TEMPO.CO, Jakarta - Nirina Zubir sedikit cemas saat harus mengantarkan anak kembali ke sekolah. Apalagi setelah bersama-sama menghabiskan waktu selama liburan. Rasa khawatir muncul karena ia menyadari tak bisa lagi sepenuhnya memantau kondisi anak.
"Selama ini interaksi mereka sama keluarga, ada rasa deg-degan mereka ke sekolah, khawatir mereka bisa adaptasi lagi atau enggak," tutur Nirina.
Untuk mengatasi rasa itu, Nirina berusaha menanamkan kepercayaan diri pada buah hatinya agar bisa kembali beradaptasi saat berada di lingkungan baru.
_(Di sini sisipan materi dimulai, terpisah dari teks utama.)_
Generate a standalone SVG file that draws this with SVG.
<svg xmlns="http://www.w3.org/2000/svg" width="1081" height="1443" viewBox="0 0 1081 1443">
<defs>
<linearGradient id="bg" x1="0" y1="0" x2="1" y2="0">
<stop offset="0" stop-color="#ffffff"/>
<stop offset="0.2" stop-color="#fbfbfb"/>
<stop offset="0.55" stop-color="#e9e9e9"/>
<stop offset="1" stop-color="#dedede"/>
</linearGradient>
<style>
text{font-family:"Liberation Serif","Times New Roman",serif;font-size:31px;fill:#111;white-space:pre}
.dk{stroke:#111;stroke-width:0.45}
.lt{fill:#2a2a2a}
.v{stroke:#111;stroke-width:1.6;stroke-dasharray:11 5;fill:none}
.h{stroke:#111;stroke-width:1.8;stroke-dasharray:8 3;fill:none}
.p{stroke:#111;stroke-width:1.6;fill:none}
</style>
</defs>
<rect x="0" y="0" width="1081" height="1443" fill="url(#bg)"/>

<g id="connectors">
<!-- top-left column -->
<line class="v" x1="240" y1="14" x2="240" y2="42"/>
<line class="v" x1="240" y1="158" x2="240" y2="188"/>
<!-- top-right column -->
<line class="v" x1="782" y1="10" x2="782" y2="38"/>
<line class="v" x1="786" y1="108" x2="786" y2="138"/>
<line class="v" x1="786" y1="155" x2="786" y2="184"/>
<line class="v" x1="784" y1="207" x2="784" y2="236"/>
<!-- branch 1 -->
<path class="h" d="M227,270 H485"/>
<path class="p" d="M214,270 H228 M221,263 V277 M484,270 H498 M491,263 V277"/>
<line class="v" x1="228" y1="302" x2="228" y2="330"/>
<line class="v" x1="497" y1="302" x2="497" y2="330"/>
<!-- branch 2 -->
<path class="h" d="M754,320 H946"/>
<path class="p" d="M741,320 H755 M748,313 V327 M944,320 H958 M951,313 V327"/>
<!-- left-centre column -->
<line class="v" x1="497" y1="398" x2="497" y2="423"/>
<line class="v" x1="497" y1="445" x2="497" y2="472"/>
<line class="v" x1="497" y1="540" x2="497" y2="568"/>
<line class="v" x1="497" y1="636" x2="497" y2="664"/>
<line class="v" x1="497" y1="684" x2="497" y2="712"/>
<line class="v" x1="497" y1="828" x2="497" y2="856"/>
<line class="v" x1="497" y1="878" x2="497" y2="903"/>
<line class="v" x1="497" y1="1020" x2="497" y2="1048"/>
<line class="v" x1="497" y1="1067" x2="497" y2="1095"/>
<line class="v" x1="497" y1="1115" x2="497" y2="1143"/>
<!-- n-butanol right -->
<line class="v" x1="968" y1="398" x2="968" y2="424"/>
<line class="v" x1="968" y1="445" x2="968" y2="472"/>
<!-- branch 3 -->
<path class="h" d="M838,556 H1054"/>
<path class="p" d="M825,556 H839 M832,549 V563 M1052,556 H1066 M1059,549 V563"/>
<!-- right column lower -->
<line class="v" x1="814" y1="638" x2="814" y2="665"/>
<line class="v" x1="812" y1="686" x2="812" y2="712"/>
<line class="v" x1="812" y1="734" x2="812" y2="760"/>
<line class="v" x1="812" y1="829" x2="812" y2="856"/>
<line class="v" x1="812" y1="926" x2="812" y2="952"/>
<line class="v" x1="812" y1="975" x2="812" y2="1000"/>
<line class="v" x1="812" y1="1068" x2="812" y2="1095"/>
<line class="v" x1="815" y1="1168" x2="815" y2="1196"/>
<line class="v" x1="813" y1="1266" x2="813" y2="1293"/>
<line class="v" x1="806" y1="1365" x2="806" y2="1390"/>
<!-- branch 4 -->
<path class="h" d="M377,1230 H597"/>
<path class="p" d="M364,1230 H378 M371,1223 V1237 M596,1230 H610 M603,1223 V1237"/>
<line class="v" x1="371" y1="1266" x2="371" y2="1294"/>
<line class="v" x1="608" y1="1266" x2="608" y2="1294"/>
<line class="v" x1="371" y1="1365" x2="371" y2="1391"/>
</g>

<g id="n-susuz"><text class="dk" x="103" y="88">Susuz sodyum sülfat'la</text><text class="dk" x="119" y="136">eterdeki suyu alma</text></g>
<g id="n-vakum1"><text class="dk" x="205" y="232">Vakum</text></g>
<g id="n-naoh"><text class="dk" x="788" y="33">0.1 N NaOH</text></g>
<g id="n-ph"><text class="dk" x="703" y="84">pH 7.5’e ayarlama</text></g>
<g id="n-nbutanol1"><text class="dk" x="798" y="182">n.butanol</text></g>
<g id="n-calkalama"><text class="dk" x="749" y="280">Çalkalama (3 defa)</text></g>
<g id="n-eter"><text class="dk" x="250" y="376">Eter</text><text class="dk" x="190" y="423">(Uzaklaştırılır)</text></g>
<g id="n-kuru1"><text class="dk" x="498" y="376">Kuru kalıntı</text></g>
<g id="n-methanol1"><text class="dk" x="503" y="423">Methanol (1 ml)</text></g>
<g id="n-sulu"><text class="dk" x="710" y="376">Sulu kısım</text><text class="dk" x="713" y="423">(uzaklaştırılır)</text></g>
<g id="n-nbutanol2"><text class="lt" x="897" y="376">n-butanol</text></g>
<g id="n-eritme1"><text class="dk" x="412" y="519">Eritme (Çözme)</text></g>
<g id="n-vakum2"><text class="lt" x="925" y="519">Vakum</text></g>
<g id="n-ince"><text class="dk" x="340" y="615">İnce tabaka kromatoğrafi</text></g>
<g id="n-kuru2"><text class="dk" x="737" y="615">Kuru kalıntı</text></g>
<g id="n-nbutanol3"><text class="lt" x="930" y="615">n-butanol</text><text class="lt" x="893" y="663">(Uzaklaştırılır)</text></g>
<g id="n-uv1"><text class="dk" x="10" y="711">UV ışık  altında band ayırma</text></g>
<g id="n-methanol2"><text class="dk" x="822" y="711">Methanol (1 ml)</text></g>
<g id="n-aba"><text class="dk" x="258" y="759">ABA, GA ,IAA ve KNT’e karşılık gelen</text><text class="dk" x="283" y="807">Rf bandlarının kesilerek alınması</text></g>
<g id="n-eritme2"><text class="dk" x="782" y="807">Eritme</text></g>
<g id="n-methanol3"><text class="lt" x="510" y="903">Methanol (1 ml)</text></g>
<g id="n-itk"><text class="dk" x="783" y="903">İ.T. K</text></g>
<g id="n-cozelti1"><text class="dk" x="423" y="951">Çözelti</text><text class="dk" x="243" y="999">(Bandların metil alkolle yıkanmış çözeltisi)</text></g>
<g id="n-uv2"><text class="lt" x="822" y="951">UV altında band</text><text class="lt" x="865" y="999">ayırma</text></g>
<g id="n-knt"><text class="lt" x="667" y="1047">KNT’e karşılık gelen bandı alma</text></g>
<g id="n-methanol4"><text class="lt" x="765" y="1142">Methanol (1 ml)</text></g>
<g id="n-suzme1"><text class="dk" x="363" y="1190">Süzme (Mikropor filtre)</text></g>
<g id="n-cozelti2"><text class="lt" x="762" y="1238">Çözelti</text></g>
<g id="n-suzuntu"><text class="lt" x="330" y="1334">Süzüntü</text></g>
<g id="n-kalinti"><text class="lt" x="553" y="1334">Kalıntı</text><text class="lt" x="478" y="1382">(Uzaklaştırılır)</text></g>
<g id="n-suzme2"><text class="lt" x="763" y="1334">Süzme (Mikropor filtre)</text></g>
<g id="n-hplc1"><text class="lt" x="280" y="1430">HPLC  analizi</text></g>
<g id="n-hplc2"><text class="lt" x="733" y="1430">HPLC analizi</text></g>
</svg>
Setiap anak punya kepribadian yang berbeda, begitu pula dengan anak Nirina.
Pembawa acara yang dikenal dengan gaya cerita itu menuturkan anak pertamanya, Zivara, 9 tahun, cenderung lebih terbuka alias ekstrovert. Sementara si bungsu Elzo, 6, cenderung introvert.
"Aku menyiapkan rasa kepercayaan diri si adik agar dia bisa bersosialisasi. Kakaknya ikut membantu menyakinkan, 'It's okay' katanya," tutur Nirina.
Sebagai orang tua, perasaan Nirina campur aduk antara khawatir melepas anak ke lingkungan yang lebih besar dari rumah, tapi di sisi lain ia mau tak mau harus menyiapkan anak agar bisa berkembang lebih dewasa. Prinsip terpenting yang ia terapkan adalah komunikasi dengan anak.
"Komunikasi itu penting, aku bilang kalau ada apa-apa kasih tahu saja, aku akan jadi teman dekat anak, mereka bisa cerita apa pun yang terjadi di sekolah," katanya.
Menurut psikolog anak dan keluarga Rosdiana Setyaningrum, hal terpenting dari proses transisi kembali ke sekolah adalah keyakinan orang tua bahwa ia mampu mempersiapkan perlindungan yang menyeluruh kepada anak. Orang tua tidak boleh memperlihatkan rasa cemas agar anak bisa ikut tenang.
"Kalau dia bisa masuk dengan tenang dan happy, hari-hari selanjutkan akan lancar. Orang tua juga tenang karena anak sudah lebih settled," katanya.